As I mentioned earlier, it took me a while to settle. Parsing Mann's choices distracted me so much I foolishly lost track of the plot and performances. After an hour the movie began to grip, but even so, I didn't expect what happened next. Good movies can make me forget my troubles, but great movies transport you out of your body. Closer to the end of the film, Mann's visuals become ever more abstract, and his lighting more and more stark. The third act begins with a motel raid that ranks with the bank raid and subsequent street battle in Heat, or the nightclub shootout from Collateral. Its impact is visceral and terrifying, battering the audience with beautifully edited sound: one gunshot was so loud and clear that it rattled my chair and drew a shriek of terror from someone sitting behind me. During this scene we see Purvis crack. Losing his partner sends him momentarily over the edge, and he abandons his search for Dillinger to go after the truly awful Baby Face Nelson. Their showdown is breathtaking.

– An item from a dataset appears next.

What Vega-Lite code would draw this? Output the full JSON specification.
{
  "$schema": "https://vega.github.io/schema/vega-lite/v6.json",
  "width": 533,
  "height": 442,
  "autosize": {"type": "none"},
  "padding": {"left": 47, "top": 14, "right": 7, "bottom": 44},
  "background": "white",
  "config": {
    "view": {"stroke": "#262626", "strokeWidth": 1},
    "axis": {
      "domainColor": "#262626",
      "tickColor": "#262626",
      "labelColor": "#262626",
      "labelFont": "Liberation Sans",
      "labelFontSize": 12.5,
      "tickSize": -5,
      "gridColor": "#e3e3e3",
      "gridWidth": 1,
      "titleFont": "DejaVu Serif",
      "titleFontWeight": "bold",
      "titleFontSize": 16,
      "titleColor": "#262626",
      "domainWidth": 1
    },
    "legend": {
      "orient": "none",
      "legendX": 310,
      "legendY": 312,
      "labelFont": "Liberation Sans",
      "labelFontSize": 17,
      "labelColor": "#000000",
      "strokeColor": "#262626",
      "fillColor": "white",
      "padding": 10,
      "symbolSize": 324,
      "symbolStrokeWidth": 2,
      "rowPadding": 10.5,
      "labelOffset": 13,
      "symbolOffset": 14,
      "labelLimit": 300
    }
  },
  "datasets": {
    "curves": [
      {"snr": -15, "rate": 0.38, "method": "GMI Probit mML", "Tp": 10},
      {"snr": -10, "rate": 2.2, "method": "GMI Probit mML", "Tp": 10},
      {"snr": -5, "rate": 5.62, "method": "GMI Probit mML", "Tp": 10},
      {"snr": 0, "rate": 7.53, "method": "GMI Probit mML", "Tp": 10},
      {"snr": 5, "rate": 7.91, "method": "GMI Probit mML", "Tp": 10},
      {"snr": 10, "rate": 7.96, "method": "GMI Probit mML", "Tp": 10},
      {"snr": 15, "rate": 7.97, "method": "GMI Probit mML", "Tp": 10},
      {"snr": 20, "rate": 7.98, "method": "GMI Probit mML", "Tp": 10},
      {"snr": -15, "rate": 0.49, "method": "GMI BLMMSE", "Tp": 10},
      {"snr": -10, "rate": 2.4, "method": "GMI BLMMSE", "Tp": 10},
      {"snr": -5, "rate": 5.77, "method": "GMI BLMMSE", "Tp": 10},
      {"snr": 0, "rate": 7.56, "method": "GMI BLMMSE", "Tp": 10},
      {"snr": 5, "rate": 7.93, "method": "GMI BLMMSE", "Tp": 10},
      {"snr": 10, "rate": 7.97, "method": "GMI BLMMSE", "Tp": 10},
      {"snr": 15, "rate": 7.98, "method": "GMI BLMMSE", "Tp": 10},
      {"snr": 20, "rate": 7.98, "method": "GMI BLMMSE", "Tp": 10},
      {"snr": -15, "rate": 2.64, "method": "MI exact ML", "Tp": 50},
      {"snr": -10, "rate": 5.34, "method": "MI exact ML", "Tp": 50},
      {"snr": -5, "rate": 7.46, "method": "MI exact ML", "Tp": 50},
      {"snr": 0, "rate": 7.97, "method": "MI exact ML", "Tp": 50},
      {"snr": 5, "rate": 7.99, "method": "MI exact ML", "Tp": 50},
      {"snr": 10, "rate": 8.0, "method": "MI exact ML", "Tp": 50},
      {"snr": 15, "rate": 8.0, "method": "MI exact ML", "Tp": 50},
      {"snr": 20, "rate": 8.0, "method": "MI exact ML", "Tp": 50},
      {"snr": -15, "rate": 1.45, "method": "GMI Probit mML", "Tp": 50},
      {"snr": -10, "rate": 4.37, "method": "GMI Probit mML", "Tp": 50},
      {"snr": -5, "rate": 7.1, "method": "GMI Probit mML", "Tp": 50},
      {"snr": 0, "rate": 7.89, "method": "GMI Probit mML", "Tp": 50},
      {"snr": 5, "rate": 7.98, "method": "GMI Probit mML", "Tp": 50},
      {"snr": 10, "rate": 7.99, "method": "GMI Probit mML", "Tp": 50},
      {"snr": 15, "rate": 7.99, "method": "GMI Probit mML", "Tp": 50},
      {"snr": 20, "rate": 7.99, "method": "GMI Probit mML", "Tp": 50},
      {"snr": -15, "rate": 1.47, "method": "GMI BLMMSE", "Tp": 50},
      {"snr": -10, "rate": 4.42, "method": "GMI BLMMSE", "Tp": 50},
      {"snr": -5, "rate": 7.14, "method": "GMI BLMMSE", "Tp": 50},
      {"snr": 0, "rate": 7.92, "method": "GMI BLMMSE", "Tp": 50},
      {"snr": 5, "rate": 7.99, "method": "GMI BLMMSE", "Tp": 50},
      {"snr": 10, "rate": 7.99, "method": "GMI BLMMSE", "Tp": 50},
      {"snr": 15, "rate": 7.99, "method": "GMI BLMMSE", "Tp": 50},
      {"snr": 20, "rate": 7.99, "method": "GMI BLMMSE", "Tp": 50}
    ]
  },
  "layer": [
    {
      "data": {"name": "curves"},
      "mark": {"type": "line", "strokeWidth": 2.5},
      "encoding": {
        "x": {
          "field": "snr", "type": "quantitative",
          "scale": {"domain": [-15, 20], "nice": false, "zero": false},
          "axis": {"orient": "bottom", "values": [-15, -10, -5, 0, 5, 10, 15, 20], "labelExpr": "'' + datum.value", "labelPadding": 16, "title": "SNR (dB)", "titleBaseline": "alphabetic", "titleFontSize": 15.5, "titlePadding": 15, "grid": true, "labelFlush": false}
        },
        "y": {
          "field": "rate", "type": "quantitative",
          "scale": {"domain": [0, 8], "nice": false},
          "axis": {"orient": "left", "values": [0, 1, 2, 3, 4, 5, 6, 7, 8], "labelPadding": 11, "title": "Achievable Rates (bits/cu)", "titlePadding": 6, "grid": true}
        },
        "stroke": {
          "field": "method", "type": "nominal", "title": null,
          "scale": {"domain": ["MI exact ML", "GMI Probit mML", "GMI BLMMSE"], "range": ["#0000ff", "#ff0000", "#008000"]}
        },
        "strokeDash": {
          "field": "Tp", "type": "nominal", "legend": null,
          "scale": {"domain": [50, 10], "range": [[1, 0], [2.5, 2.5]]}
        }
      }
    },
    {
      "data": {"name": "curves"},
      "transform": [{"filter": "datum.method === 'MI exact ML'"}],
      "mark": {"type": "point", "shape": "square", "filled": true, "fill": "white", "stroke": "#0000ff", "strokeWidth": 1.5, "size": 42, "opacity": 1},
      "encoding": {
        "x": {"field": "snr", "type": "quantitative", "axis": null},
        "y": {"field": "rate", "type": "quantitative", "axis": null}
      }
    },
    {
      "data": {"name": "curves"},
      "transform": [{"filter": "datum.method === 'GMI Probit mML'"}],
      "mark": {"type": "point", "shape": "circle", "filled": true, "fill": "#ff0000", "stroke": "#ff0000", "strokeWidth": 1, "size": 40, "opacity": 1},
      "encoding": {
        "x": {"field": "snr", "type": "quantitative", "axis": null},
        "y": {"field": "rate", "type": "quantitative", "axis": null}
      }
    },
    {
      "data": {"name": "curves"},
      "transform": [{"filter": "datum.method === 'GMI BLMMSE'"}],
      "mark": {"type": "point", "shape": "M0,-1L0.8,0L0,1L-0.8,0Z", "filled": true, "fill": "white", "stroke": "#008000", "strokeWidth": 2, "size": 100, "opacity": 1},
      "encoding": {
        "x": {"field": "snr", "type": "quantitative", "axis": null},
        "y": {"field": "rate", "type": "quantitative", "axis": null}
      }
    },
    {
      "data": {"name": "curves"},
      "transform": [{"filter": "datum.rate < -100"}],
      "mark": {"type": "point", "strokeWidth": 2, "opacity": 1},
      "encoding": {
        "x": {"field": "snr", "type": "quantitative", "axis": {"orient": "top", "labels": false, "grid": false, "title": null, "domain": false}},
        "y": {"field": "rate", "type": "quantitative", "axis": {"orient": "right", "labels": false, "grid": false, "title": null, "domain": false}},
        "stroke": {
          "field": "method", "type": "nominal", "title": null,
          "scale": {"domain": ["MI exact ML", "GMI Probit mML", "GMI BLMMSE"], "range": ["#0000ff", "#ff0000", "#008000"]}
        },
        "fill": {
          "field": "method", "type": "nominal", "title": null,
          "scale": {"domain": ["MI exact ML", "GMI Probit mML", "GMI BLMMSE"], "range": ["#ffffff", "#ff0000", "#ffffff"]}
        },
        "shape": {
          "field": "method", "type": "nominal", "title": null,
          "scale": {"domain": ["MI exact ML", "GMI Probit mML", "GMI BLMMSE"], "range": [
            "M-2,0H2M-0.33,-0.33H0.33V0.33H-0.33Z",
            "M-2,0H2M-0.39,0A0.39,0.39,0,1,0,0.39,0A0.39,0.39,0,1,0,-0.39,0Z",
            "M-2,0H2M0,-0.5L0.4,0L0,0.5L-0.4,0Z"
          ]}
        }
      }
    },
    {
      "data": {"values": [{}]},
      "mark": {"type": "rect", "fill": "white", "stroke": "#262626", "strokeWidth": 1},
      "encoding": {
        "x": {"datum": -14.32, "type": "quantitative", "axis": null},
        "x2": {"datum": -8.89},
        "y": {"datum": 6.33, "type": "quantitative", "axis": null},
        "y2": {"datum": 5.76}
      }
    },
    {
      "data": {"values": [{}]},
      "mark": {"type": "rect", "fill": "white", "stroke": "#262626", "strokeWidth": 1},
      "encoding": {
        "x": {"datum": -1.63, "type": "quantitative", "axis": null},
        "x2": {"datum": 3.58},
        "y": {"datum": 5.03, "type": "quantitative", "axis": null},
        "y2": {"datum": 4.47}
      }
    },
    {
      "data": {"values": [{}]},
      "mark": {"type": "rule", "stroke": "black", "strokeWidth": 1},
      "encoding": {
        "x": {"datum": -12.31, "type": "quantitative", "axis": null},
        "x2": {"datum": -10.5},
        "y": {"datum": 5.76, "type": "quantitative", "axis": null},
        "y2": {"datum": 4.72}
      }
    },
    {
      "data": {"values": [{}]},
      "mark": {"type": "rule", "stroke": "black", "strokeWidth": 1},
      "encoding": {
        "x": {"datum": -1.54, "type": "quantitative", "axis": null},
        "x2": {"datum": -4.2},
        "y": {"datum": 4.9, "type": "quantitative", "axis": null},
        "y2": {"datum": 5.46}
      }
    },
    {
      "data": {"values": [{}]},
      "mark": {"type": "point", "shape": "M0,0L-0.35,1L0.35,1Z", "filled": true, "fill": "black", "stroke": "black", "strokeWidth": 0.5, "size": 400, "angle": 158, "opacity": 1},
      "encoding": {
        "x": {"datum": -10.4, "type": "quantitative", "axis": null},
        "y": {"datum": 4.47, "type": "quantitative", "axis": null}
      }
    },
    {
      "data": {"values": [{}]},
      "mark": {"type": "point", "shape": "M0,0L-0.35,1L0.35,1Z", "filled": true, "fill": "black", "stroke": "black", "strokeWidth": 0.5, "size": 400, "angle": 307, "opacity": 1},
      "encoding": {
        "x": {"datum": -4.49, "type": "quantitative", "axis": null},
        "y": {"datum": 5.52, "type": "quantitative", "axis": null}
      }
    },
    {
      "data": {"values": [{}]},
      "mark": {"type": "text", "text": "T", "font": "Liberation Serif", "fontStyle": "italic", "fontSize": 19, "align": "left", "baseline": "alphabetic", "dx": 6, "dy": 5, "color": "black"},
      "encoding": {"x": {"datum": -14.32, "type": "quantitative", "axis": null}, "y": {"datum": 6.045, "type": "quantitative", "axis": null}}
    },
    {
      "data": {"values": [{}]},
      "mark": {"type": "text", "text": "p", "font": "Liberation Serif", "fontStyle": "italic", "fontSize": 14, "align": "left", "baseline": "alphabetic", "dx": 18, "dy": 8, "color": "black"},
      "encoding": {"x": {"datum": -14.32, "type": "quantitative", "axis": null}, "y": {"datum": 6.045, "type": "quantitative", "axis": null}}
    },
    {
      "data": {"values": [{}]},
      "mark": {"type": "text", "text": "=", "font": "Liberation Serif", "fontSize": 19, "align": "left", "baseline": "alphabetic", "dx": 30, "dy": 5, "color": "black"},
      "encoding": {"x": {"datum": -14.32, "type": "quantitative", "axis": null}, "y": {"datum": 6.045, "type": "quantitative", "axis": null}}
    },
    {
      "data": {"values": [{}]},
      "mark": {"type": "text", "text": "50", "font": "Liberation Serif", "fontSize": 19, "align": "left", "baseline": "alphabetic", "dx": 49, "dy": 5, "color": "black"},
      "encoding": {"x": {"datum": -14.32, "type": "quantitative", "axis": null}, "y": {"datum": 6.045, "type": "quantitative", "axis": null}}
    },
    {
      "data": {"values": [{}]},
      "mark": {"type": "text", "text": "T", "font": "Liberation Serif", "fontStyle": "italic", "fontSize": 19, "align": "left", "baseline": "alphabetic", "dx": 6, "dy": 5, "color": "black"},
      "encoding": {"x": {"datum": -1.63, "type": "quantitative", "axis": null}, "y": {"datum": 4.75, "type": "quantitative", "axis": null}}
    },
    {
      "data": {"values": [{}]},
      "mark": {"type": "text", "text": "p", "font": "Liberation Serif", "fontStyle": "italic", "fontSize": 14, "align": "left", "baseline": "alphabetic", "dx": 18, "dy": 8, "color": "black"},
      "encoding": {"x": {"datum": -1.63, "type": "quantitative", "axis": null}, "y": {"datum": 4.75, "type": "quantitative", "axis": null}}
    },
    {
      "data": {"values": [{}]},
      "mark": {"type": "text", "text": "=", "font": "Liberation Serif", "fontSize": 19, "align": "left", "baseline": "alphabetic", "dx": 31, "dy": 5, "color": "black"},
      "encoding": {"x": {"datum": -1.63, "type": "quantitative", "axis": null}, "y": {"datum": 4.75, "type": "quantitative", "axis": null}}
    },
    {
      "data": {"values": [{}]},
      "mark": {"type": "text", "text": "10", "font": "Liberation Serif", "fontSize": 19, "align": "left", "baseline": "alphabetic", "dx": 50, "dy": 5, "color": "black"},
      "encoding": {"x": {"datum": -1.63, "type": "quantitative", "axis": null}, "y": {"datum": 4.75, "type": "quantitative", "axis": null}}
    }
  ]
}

By that point, my previous qualms were forgotten. As Dillinger and Purvis approach their destiny outside the Biograph theatre, all of the careful set-up that I had mistaken for distraction pays off with astonishing cumulative power. As the final scene unravels, with Goldenthal's beautiful soundtrack rising over Marion Cotillard's moment of heartbroken revelation, I succumbed to awestruck tears. Mann did it to me again, that talented bastard.


Yesterday I thought I was all alone in this. Critical opinion seemed to range from dismissive to strongly negative, with some blogs picking it apart for not being The Roaring Twenties. The AV Club had one of the first reviews I read, and it made my heart sink.

In a parallel with my experience during the film, opinion might be swinging back in its favour. This brilliantly perceptive second look is far more in step with my own experience (and contains way more insight than this blogpost, so do yourself a favour and check it out), and these reviews by Nigel Andrews and Manohla Dargis make me wonder whether it will be reappraised by the end of the year.


I hope so. In a year that has provided so little of interest, and some thoroughly contentious toy-movies, this is one of a very small group of films that has generated passion in me. More than that, Public Enemies actually overwhelmed me in a way nothing else has since I saw Rachel Getting Married earlier this year. If things go right, by the end of 2009 critics will have had a chance to mull over this intellectually stimulating and emotionally engaging work of art, and will shower garlands and rose petals over Depp, Cotillard, and Bale, co-stars Jason Clarke and Branka Katic, writers Ronan Bennett and Anne Biderman, and especially Mann, who just made his best film since Heat. My head is still ringing like a bell 28 hours later. Goddamn, I love cinema.